On set, safety doesn't begin with good intentions, but with PPD — personal protective equipment, standing between talent and camera, and between crew and danger. Whether it's a stunt coordinator, pyrotechnician, or cinematographer next to an explosion: no production today proceeds without documented, correctly worn PPD. The term encompasses helmets, vests, respiratory protection, hearing protection, eye protection, and specialized suits — anything that shields people on location from immediate physical or chemical exposure.

Practice: Who Wears What and When

In stunt direction, PPD is not optional. A stunt performer who falls wears a helmet, spinal protection, and often elbow and knee pads — the camera only sees the take, not the protective vest underneath. For pyrotechnic shots, the pyrotechnician themselves dictates who wears hearing protection and safety glasses; the distance to the explosion determines the protection class. Chemicals on set — fog, artificial blood aerosols, sweat smoke — require respiratory protection for everyone in the immediate vicinity. The difference between a paper mask and an activated carbon filter determines lung protection or placebo.

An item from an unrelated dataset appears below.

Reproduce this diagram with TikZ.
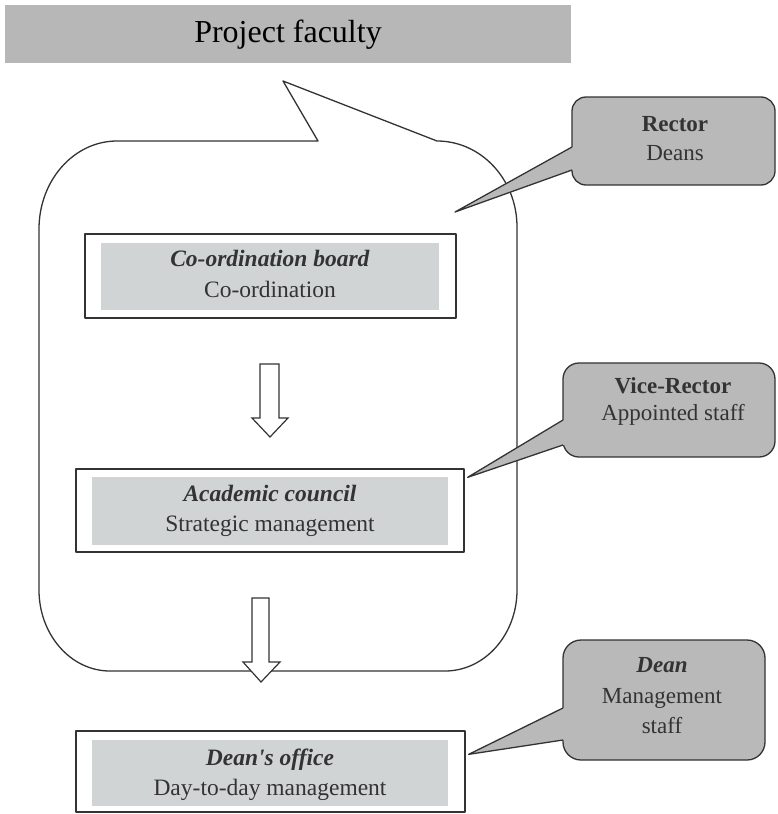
\documentclass[tikz,border=0pt]{standalone}
\usepackage{fontspec}
\setmainfont{Liberation Serif}
% same face without the TeX quote mapping, for a straight apostrophe
\newfontfamily\plainserif{Liberation Serif}
\usetikzlibrary{calc}

\definecolor{bannergray}{HTML}{B7B7B7}
\definecolor{panelgray}{HTML}{D1D4D5}
\definecolor{calloutgray}{HTML}{B9B9B9}
\definecolor{ink}{HTML}{333333}

\begin{document}
\begin{tikzpicture}[x=1pt,y=-1pt,
  outline/.style={draw=ink, line width=1.3pt, line join=round},
  unitbox/.style={outline, fill=white, rectangle, inner sep=0pt},
  panel/.style={fill=panelgray, rectangle, inner sep=0pt},
  boxtext/.style={anchor=base, text=ink, inner sep=0pt,
                  font=\fontsize{23.5}{28}\selectfont},
  calloutbody/.style={outline, fill=calloutgray, rectangle, inner sep=0pt},
  ctext/.style={anchor=base, text=ink, inner sep=0pt,
                font=\fontsize{23}{28}\selectfont},
  hollow/.style={draw=ink, line width=1.2pt, fill=white, line join=miter}
]
\useasboundingbox (0,0) rectangle (777,814);

% title banner
\node[fill=bannergray, minimum width=566pt, minimum height=58pt, inner sep=0pt]
  (banner) at (288,34) {};
\node[anchor=base, inner sep=0pt, font=\fontsize{32}{38}\selectfont]
  (title) at (288,42) {Project faculty};

% large speech bubble around the two upper units
\draw[outline]
  (39,229) .. controls (39,180.4) and (73.9,141) .. (117,141)
  -- (318,141) -- (283,81) -- (437,141)
  .. controls (481.2,141) and (517,179.5) .. (517,227)
  -- (517,590) .. controls (517,634.7) and (484.8,671) .. (445,671)
  -- (110,671) .. controls (70.8,671) and (39,634.7) .. (39,590)
  -- cycle;

% Co-ordination board
\node[unitbox, minimum width=371pt, minimum height=84pt] (cob) at (270.5,276) {};
\node[panel, minimum width=338pt, minimum height=67pt] (cobin) at (270,276.5) {};
\node[boxtext] (cobt1) at (270,266) {\textbf{\textit{Co-ordination board}}};
\node[boxtext] (cobt2) at (270,297) {Co-ordination};

% Academic council
\node[unitbox, minimum width=388pt, minimum height=83pt] (acad) at (270,510.5) {};
\node[panel, minimum width=356pt, minimum height=68pt] (acadin) at (270,511) {};
\node[boxtext] (acadt1) at (270,501) {\textbf{\textit{Academic council}}};
\node[boxtext] (acadt2) at (270,531) {Strategic management};

% Dean's office
\node[unitbox, minimum width=389pt, minimum height=81pt] (dean) at (270.5,771.5) {};
\node[panel, minimum width=356pt, minimum height=66pt] (deanin) at (270,773) {};
\node[boxtext] (deant1) at (270,765) {\plainserif\textbf{\textit{Dean's office}}};
\node[boxtext] (deant2) at (270,795) {Day-to-day management};

% hollow block arrows between the units
\draw[hollow] (260,364) -- (279,364) -- (279,418) -- (288,418) -- (270,437)
  -- (252,418) -- (260,418) -- cycle;
\draw[hollow] (252,598) -- (269,598) -- (269,662) -- (280,662) -- (261,682)
  -- (243,662) -- (252,662) -- cycle;

% callout: Rector
\node[calloutbody, rounded corners=14pt, minimum width=203pt, minimum height=88pt]
  (rector) at (673.5,141) {};
\coordinate (rtip) at (455,212);
\fill[calloutgray] (572,147) -- (rtip) -- (572,170) -- (577,170) -- (577,147) -- cycle;
\draw[outline] (572,147) -- (rtip) -- (572,170);
\node[ctext] (rt1) at (675,131) {\textbf{Rector}};
\node[ctext] (rt2) at (675,160) {Deans};

% callout: Vice-Rector
\node[calloutbody, rounded corners=16pt, minimum width=212pt, minimum height=94pt]
  (vrector) at (669,410) {};
\coordinate (vtip) at ($(acad.north east)+(3,9)$);
\fill[calloutgray] (563,420) -- (vtip) -- (563,445) -- (568,445) -- (568,420) -- cycle;
\draw[outline] (563,420) -- (vtip) -- (563,445);
\node[ctext] (vt1) at (673,393) {\textbf{Vice-Rector}};
\node[ctext] (vt2) at (673,420) {Appointed staff};

% callout: Dean
\node[calloutbody, rounded corners=18pt, minimum width=202pt, minimum height=120pt]
  (deanc) at (664,700) {};
\coordinate (dtip) at ($(dean.north east)+(3,24)$);
\fill[calloutgray] (563,708) -- (dtip) -- (563,740) -- (568,740) -- (568,708) -- cycle;
\draw[outline] (563,708) -- (dtip) -- (563,740);
\node[ctext] (dt1) at (662,672) {\textbf{\textit{Dean}}};
\node[ctext] (dt2) at (662,703) {Management};
\node[ctext] (dt3) at (662,733) {staff};
\end{tikzpicture}
\end{document}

The critical rule: Every protective measure must be documented. The AD notes who put on which PPD and when, and who took it off. This isn't bureaucracy — it's liability protection. Accidents don't happen when everyone knows everyone was protected. They happen when documentation is missing and questions arise later. I've seen sets where the costume designer had to hide PPD under props because the camera wasn't supposed to show it — that's possible, but the entries in the safety log must still be completed fully.

The practical procedure: Production Safety or the Unit Production Manager conducts an inventory; before each scene with risk, the Department Head (Stunt, Pyro, Effects) checks sizes, wear and tear, and fit. Helmet straps must be snug, not dangling. Respiratory protection must seal properly, not just hang on the chin. Hearing protection only works if inserted correctly — most people don't do this right the first time. A 10-second briefing before the take saves injuries and helps maintain the crew's trust. PPD isn't the glamorous side of filmmaking, but it's the side that lets people see each other on the next set.